Illustration: Ian Nagy

The Tintori family expands its legacy beyond balsamic

If you buy balsamic at the Deli or on Mail Order, the odds are high you’ve already sampled some of the great, carefully crafted artisan vinegars from the Tintori family. They’ve been making exceptional vinegar for four generations now, since 1905. We’ve been selling it, and loving it, here for nearly 30 years now, ever since I made my first tentative, pre-email visit to the Tintoris back in the mid-’90s. We have long been honored to offer a wide range of balsamics from them—everything from the super long-aged and concentrated tradizionale, made pretty much as it was 500 years ago, all the way to the more affordable “balsamic condiment” that is now a staple in so many kitchens in Ann Arbor and, through Mail Order, around the country.

What I’m writing about here is a whole new, completely different vinegar from the Tintoris—a delicate, light, very slightly sweet rosé vinegar that is the first non-balsamic the family has ever produced!
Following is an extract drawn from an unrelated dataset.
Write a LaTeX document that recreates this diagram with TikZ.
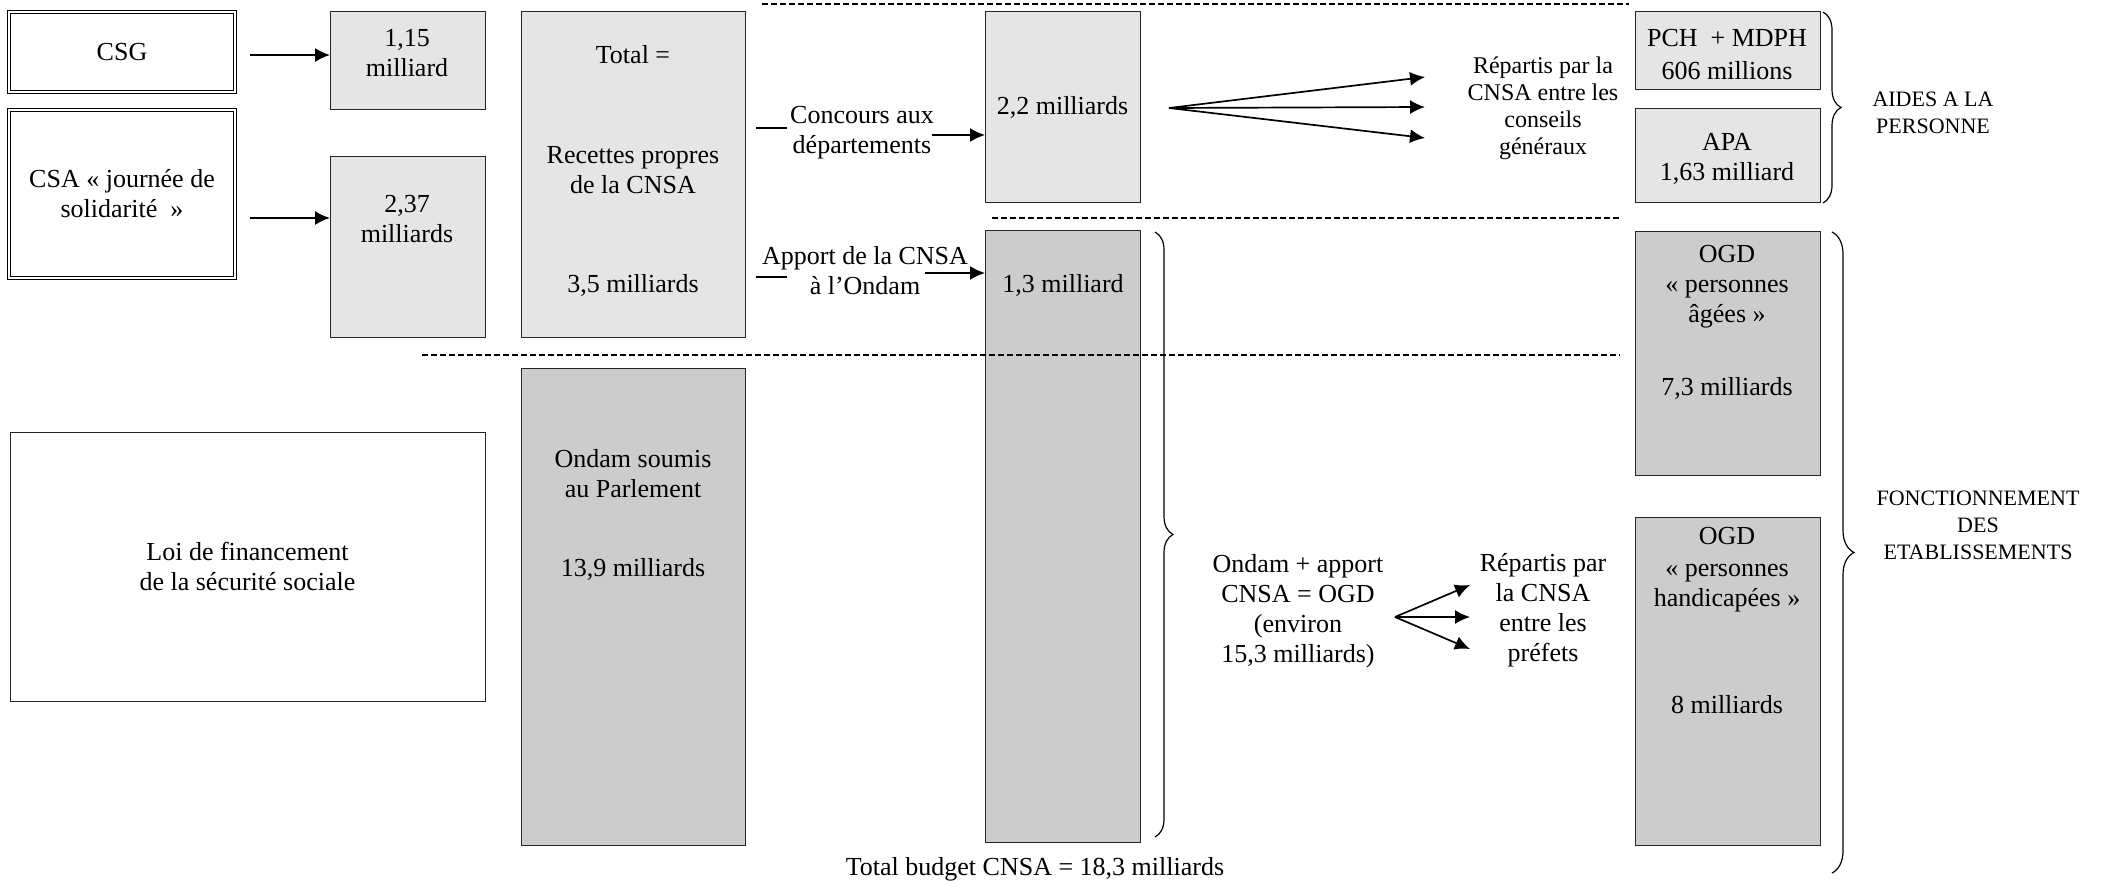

I asked owner Simone Tintori for the backstory, and he graciously shared this: 

Rosé condiment has an interesting story behind it. I’ve always been against white balsamic vinegar because the concept is flawed: balsamic vinegar is naturally black. Therefore, I thought it was wrong to produce a non-balsamic vinegar. “White” and “rosé” are condiments, not balsamic vinegars. They’re made from uncooked grape must that’s been concentrated. I’ve never been a fan of these products because they’re often cheap, overly sweet dressings with a very low acidity level.

However, a few years ago, I accepted the challenge of creating a rosé condiment with higher-than-average acidity that was delicate yet had a distinctive character. I decided to use our Grasparossa grapes, a local Lambrusco variety from our village, Castelvetro. A tribute to the local vine! I don’t age it in wooden casks because I want to maintain the intense pink color of the must and a fresher taste. The result is a pleasantly sweet and sour, fruity condiment.

Here at our house, we love using it as a dressing for fresh vegetables or drizzling it over shellfish, such as oysters. We also make a homemade marinade for chicken, which we cook and serve with nuts on top. In the summer, we spice up tonic water with rosé to make a refreshing drink.

All of those uses sound good to me. I’m also intrigued to try it with asparagus in a few weeks, with sauteed scallops, on a salad of good tuna and white beans, or on a sweeter salad of soon-to-arrive fresh apricots, roasted peppers, and barrel-aged feta cheese.